Program overlaid: yes
RAM: 55K words
Word size: 60
Peripherals: magnetic tape, disc, drum.
Keywords: Atomic physics, Energy level, Least squares solution, Matrix inversion, Isotopic shift, Structure.
Classification: 2.1.

Nature of problem:
An atomic energy level array consists of two sets of energy levels of different parity and transitions between them (we exclude transitions within sets). There are wide variations in the accuracies of the wave number values of observed classified transitions, and usually many more observed transitions than energy levels. The problem is to determine the best values for the levels and their uncertainties. The uncertainties are very important because these are used to determine the accuracies of wave numbers computed from the energy levels.
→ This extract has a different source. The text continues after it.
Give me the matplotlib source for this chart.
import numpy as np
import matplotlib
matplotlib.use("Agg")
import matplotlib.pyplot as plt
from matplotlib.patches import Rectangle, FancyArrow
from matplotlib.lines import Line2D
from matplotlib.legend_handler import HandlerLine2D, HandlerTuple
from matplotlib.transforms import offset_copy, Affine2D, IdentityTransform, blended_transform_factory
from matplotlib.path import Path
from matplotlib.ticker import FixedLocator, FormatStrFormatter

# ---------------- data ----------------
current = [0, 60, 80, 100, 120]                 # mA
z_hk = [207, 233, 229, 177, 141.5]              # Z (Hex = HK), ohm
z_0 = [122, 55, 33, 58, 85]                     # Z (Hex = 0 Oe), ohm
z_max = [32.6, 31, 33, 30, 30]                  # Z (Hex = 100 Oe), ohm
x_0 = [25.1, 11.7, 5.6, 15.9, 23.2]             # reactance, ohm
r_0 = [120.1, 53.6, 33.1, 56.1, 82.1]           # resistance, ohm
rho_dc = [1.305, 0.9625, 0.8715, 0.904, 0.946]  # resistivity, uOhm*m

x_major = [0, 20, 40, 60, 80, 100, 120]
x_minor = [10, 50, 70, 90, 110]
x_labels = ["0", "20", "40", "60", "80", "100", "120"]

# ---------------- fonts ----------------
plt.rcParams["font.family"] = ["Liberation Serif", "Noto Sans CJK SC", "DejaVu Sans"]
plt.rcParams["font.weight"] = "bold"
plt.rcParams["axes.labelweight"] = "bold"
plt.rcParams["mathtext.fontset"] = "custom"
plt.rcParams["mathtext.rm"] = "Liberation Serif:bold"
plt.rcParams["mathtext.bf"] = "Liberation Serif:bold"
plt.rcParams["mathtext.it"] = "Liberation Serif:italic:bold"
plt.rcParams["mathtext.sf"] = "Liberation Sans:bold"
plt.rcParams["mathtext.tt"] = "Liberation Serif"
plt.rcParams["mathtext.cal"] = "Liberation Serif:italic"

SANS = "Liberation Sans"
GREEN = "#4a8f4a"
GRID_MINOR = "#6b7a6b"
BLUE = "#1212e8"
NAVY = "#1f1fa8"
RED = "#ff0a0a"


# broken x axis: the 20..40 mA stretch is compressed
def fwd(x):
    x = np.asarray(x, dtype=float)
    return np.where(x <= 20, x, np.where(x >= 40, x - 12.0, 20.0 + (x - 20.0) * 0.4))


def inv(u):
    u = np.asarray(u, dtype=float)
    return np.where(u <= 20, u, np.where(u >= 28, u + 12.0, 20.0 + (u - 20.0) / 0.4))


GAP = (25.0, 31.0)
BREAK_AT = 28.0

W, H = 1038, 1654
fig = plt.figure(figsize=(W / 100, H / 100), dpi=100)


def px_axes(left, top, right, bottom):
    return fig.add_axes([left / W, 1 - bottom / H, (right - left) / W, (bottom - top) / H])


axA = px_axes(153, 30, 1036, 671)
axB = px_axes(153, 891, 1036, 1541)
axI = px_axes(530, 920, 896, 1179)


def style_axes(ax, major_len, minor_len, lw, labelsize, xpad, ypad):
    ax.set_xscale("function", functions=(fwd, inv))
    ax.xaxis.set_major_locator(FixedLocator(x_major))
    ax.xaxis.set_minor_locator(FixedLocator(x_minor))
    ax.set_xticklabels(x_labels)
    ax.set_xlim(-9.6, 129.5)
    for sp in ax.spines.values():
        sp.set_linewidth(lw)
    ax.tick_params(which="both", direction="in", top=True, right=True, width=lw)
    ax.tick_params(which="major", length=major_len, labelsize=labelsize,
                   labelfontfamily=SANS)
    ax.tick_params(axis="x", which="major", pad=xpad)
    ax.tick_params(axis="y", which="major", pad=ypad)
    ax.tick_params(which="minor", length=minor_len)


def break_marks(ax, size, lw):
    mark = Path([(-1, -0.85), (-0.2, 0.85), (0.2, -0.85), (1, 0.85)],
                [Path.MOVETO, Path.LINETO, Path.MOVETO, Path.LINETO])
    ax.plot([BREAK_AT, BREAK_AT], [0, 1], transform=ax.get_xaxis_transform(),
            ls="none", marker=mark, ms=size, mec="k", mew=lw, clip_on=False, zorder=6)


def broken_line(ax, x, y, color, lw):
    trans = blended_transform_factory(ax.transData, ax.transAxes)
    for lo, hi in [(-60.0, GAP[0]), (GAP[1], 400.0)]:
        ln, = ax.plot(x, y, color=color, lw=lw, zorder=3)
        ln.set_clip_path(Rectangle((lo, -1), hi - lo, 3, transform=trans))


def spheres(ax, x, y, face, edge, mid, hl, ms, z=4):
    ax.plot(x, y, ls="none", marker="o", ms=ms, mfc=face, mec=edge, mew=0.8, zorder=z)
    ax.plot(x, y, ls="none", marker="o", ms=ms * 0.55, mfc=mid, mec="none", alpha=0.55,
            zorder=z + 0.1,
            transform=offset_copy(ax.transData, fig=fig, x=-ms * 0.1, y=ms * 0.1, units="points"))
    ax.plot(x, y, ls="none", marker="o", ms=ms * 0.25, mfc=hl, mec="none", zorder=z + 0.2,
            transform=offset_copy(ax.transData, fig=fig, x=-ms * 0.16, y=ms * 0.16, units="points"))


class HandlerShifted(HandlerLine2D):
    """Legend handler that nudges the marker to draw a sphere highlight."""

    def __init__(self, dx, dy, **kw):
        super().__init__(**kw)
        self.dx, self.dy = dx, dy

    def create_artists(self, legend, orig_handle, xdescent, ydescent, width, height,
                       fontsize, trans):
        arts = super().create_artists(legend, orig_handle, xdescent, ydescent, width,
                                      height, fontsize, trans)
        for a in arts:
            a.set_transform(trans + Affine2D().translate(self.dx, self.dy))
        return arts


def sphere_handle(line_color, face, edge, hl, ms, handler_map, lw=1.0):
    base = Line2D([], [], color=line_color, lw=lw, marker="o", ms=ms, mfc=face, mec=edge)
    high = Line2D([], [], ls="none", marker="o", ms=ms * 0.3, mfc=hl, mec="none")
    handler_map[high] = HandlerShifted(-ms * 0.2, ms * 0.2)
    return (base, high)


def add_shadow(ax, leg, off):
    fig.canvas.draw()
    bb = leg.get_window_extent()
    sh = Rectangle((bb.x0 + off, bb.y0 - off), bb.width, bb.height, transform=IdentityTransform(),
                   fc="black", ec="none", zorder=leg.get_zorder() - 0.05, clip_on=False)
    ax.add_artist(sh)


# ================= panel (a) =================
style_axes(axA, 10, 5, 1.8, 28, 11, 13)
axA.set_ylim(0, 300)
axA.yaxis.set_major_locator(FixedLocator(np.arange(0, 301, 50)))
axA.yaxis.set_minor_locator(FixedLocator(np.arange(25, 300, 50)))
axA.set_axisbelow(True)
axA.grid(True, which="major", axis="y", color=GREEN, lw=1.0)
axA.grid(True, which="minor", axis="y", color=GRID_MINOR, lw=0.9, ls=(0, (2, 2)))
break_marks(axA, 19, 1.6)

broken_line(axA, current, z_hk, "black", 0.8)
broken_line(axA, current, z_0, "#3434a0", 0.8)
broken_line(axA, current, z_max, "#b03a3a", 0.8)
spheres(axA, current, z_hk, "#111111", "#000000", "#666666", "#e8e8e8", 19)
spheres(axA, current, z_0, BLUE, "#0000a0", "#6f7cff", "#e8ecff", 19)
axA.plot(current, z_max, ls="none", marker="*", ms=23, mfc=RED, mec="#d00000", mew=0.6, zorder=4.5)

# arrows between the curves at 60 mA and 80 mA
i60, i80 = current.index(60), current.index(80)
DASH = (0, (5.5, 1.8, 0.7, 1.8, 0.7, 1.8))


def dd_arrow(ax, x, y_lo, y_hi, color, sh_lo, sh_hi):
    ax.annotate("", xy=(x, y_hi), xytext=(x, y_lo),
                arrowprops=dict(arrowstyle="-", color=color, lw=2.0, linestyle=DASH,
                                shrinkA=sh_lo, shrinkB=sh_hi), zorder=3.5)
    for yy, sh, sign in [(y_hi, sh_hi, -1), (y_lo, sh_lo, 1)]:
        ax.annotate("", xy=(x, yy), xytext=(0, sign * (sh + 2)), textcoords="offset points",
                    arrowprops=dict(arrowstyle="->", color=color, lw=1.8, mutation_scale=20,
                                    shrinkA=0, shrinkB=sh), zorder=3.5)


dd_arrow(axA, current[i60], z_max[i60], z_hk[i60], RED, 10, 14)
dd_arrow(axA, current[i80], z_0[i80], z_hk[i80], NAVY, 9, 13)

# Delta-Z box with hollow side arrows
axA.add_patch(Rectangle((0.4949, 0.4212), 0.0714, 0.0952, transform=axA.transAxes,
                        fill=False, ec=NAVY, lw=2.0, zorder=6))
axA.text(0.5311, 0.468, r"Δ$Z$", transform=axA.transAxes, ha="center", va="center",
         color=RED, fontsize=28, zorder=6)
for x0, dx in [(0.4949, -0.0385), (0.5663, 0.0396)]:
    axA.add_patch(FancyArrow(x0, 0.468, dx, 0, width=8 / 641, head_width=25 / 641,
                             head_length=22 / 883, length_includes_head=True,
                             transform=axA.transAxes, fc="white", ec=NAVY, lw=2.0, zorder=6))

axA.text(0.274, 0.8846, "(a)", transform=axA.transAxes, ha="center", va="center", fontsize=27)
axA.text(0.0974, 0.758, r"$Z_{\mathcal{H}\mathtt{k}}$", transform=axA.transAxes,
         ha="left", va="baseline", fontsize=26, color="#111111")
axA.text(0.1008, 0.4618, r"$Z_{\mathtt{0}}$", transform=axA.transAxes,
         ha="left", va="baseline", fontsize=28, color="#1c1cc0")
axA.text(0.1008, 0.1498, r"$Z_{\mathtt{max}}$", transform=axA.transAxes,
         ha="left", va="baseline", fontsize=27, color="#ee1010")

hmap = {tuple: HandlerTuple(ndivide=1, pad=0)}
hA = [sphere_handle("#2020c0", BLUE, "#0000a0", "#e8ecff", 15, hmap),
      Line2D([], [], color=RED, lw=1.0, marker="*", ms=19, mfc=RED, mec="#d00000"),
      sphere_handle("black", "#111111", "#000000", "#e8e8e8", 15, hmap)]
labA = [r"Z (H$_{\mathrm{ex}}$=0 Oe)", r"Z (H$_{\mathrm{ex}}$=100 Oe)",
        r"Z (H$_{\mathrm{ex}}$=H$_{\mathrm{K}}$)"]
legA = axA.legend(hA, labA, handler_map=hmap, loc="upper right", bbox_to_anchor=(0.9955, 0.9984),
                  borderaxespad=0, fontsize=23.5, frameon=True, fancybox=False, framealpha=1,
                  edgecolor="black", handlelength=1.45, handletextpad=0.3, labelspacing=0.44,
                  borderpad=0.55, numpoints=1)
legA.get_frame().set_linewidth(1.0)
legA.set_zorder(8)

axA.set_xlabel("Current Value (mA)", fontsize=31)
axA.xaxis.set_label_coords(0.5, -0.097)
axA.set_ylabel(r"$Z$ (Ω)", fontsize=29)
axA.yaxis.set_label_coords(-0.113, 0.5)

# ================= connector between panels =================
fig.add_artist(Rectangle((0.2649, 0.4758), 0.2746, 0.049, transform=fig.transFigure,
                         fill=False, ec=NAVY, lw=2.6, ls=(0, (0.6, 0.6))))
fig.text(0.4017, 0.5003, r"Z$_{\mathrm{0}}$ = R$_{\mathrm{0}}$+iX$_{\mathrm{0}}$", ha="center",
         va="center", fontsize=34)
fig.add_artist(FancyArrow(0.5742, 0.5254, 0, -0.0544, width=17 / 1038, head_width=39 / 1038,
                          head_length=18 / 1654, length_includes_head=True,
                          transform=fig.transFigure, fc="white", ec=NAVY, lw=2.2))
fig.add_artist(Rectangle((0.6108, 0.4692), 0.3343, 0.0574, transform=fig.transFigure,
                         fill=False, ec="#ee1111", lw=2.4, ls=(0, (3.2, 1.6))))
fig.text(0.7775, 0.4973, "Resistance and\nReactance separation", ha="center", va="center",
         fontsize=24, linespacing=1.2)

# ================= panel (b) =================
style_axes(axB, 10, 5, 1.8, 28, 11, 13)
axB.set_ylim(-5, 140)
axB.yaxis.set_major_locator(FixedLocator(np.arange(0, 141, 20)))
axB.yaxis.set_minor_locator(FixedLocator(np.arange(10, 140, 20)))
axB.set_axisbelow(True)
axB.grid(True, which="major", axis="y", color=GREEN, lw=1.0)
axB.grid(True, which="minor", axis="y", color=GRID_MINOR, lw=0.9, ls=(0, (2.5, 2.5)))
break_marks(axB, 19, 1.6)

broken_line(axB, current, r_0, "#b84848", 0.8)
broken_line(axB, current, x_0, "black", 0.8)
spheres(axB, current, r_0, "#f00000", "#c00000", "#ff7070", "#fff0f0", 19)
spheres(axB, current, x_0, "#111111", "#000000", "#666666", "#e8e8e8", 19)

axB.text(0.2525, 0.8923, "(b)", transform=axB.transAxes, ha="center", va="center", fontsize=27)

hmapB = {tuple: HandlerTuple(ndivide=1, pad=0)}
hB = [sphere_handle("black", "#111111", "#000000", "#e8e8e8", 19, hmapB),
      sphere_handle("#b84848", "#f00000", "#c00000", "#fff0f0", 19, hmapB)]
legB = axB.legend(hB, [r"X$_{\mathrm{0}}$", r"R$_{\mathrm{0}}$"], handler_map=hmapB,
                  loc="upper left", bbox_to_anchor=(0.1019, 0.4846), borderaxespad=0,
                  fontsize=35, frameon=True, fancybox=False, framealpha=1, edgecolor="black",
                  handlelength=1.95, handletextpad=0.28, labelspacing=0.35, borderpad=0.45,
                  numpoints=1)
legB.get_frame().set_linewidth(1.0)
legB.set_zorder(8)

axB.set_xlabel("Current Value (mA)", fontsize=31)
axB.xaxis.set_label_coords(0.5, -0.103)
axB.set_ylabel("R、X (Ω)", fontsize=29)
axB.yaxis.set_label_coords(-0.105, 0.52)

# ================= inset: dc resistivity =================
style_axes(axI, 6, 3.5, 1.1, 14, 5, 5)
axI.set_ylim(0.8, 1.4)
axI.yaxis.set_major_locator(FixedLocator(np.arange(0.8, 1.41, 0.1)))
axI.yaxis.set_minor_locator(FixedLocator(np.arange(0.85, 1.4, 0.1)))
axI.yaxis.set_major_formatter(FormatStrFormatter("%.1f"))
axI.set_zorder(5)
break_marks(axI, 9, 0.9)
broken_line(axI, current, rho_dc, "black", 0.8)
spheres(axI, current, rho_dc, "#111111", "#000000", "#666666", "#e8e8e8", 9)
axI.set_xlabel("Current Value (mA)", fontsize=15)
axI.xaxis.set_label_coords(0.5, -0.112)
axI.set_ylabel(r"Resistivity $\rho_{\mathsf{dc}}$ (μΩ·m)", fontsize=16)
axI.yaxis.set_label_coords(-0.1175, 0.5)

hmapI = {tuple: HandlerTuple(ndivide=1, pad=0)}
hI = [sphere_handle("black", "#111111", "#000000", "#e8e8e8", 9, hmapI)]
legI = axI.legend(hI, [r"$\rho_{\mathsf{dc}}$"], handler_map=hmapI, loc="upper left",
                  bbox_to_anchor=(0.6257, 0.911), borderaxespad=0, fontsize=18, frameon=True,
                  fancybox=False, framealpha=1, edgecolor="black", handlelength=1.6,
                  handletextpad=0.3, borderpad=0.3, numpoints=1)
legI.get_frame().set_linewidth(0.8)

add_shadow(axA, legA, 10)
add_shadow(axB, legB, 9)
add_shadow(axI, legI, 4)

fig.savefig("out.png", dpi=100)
Calculation of level isotope shifts can also be made since this is a trivial variation of the level calculation problem.

Solution method:
The normal equations obtained from the least squares formulation are partitioned to reduce the size of the matrix to be inverted to the magnitude of the smaller set of energy levels. The variance-covariance matrix is used to compute corrections to the values of the energy levels and to compute variances on the levels and on the computed wave numbers. The method of inversion produces results with round-off error beyond the significance of the data involved with this kind of physical problem. Only half of the symmetric matrix is stored, and the inverse is stored in the same location so storage requirements are minimized.

High speed core storage of 64 000 words limits the number of levels on the small side to 285 and the number of classifications to 19 000.